Unlike Saudi Arabia, Libya is spending little of its oil wealth on fancy offices for government ministries and banks. Priority here goes to productive construction - harbors, factories, communications - and to public service facilities such as schools and housing.

That may be the reason the construction boom has not included a single first-class hotel, of which Tripoli has none though one is planned. Libya has no need of luxury hotels to attract businessmen, since they come anyway in search of lucrative contracts, and the country has no interest in tourism.
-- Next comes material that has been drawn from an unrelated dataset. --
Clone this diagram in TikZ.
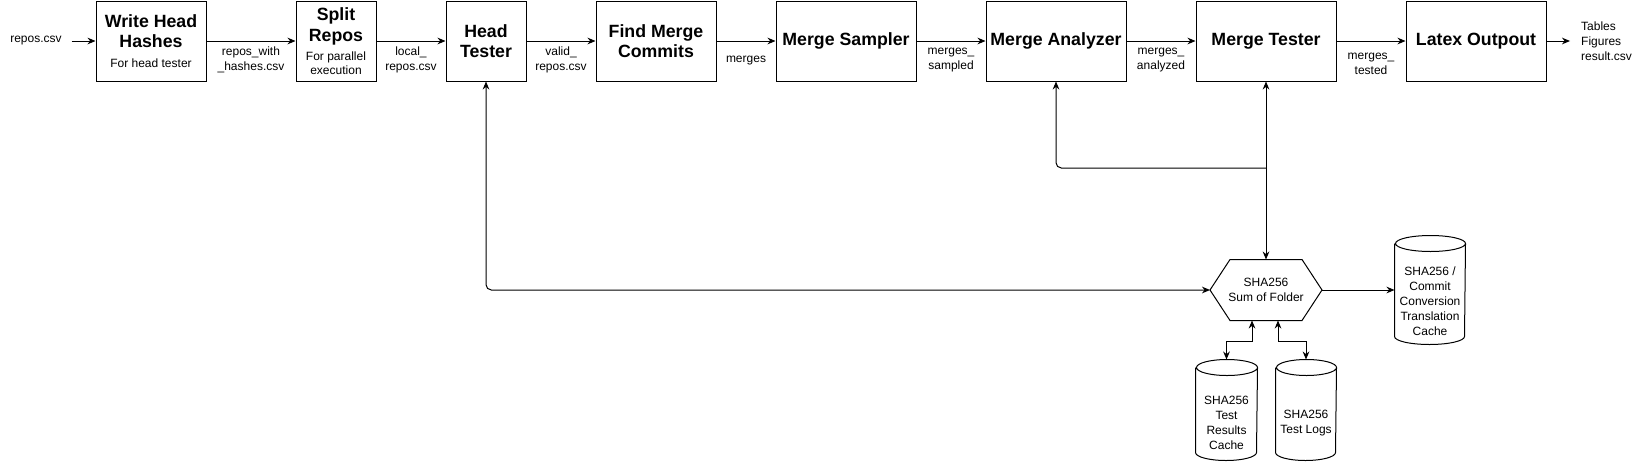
\documentclass[tikz,border=0pt]{standalone}
\usepackage{fontspec}
\setmainfont{Liberation Sans}
\usetikzlibrary{arrows.meta}
\newcommand{\titlefont}{\fontsize{13.3}{15.5}\selectfont\bfseries}
\newcommand{\notefont}{\fontsize{9}{11.25}\selectfont}
\newcommand{\hexpath}[2]% node, inset
{(#1.west) -- ([xshift=#2]#1.north west) -- ([xshift=-#2]#1.north east) -- (#1.east) -- ([xshift=-#2]#1.south east) -- ([xshift=#2]#1.south west) -- cycle
}
\newcommand{\dbpath}[3]% node, half width, half height of lid
{([yshift=-#3]#1.north west) -- ([yshift=#3]#1.south west) arc (180:360:#2 and #3) -- ([yshift=-#3]#1.north east) arc (0:180:#2 and #3) arc (180:360:#2 and #3)
}

\begin{document}
\begin{tikzpicture}[x=0.75pt, y=-0.75pt, line width=0.75pt,
	>={Stealth[length=6pt,width=5pt]},
	stage/.style={draw, minimum width=#1, minimum height=60pt, align=center, font=\titlefont, inner sep=1pt},
	lbl/.style={font=\notefont, align=center, yshift=-14.5pt},
	io/.style={font=\notefont, inner xsep=7pt},
	hexnode/.style={minimum width=83.25pt, minimum height=45pt, inner sep=0pt, font=\notefont, align=center},
	dbnode/.style={minimum width=#1, inner sep=0pt},
	dbtext/.style={font=\notefont, align=center}]
	\useasboundingbox (0,0) rectangle (1646,461);
	% pipeline
	\node[io] (reposcsv) at (36,41) {repos.csv};
	\node[stage=82.5pt] (whh) at (151,41) {Write Head\\Hashes\\[-0.75pt]{\notefont\mdseries For head tester}};
	\node[stage=60pt] (split) at (336,41) {Split\\Repos\\[-1.5pt]{\notefont\mdseries For parallel}\\[-5pt]{\notefont\mdseries execution}};
	\node[stage=60pt] (head) at (486,41) {Head\\Tester};
	\node[stage=90pt] (find) at (656,41) {Find Merge\\Commits};
	\node[stage=105pt] (sampler) at (846,41) {Merge Sampler};
	\node[stage=105pt] (analyzer) at (1056,41) {Merge Analyzer};
	\node[stage=105pt] (tester) at (1266,41) {Merge Tester};
	\node[stage=105pt] (latex) at (1476,41) {Latex Outpout};
	\node[io, anchor=west, align=left, inner xsep=8pt] (results) at (1570,41) {Tables\\Figures\\result.csv};
	\draw[->] (reposcsv) -- (whh);
	\draw[->] (whh) --node[midway, lbl]{repos\_with\\\_hashes.csv} (split);
	\draw[->] (split) --node[midway, lbl]{local\_\\repos.csv} (head);
	\draw[->] (head) --node[midway, lbl]{valid\_\\repos.csv} (find);
	\draw[->] (find) --node[midway, lbl]{merges} (sampler);
	\draw[->] (sampler) --node[midway, lbl]{merges\_\\sampled} (analyzer);
	\draw[->] (analyzer) --node[midway, lbl]{merges\_\\analyzed} (tester);
	\draw[->] (tester) --node[midway, lbl, yshift=-2.5pt]{merges\_\\tested} (latex);
	\draw[->] (latex) -- (results);
	% caches
	\node[hexnode] (sumfolder) at (1266,290) {SHA256\\Sum of Folder};
	\draw \hexpath{sumfolder}{15pt};
	\node[dbnode=52.5pt, minimum height=81pt, label={[dbtext, yshift=-8.5pt]center:SHA256 /\\Commit\\Conversion\\Translation\\Cache}] (convcache) at (1430,290) {};
	\draw \dbpath{convcache}{26.25pt}{6pt};
	\node[dbnode=45.75pt, minimum height=75pt, label={[dbtext, yshift=-10pt]center:SHA256\\Test\\Results\\Cache}] (rescache) at (1226.5,410) {};
	\draw \dbpath{rescache}{22.875pt}{6pt};
	\node[dbnode=45pt, minimum height=75pt, label={[dbtext, yshift=-10pt]center:SHA256\\Test Logs}] (logcache) at (1306,410) {};
	\draw \dbpath{logcache}{22.5pt}{6pt};
	\coordinate (join) at (tester.south |- 0,168);
	\draw[<->, rounded corners=4pt] (head.south) |- (sumfolder.west);
	\draw[<->] (tester.south) -- (sumfolder.north);
	\draw[->, rounded corners=4pt] (join) -| (analyzer.south);
	\draw[->] (sumfolder) -- (convcache);
	\draw[<->] ([xshift=-10.5pt]sumfolder.south) -- ++(0,21) -| (rescache.north);
	\draw[<->] ([xshift=9pt]sumfolder.south) -- ++(0,21) -| (logcache.north);
\end{tikzpicture}
\end{document}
With 1,100 miles of unspoiled Mediterranean coastline, magnificent Roman ruins, good weather and proximity to Europe, Libya could be a major tourist center if it wanted, to, but it doesn't.

The Libyan leader, Col. Muammar Qaddafi, and his team consider tourism both demeaning and dangerous, since tourists bring with them liquor, gambling, sexual temptation and unpalatable political notions. And Libya, with all its oil wealth, does not need tourists' money.

Although there are hardly any tourists, there are plenty of visitors, as Libya welcomes a seemingly endless parade of official delegations - students, workers, women's groups, liberation organizations, religious groups - who come here as guests of the government to hear Qaddafi's message of Islam and anticolonialism.

No sooner had a conference of Arab woment left last month than their places were taken by several dozen young men from Uganda, who are here for three months, at Libya's expense, to inspect Libyan industrial projects. They said they found clothing and consumer goods cheap here, more a reflection of shortages and high prices in their own country than of any baragins to be found in Libya.

ONE COUNTRY that has been strangely absent from those that send students and workers and women here is the People's Republic of China.

Libya, one of the most radical of the Arab states, still maintains diplomatic relations with the nationalist Chinese government on Taiwan.

This according to U.S. sources, is largely because of Libyan gratitude and friendships built up with Taiwanese physicians, who have played a significant role in Taiwanese technical advisers who work with the Libyan military.

Thus, here in Tripoli, as in Washington and Jeddah, the flag flying over the Chinese Embassy recently was the red, white and blue gearwheel of the Nationalists. This, however, is expected to change as a result of the recent surprise visit to Peking by Qaddafi's right hand man, Maj. Abdel Salam Jalloud, and the announcement that Peking and Tripoliare establishing diplomatic relations.

The Libyan flag is now solid green. It used to be nearly identical to the red, white and black of neighboring Egypt, but was changed when Sadat went to Jerusalem last year.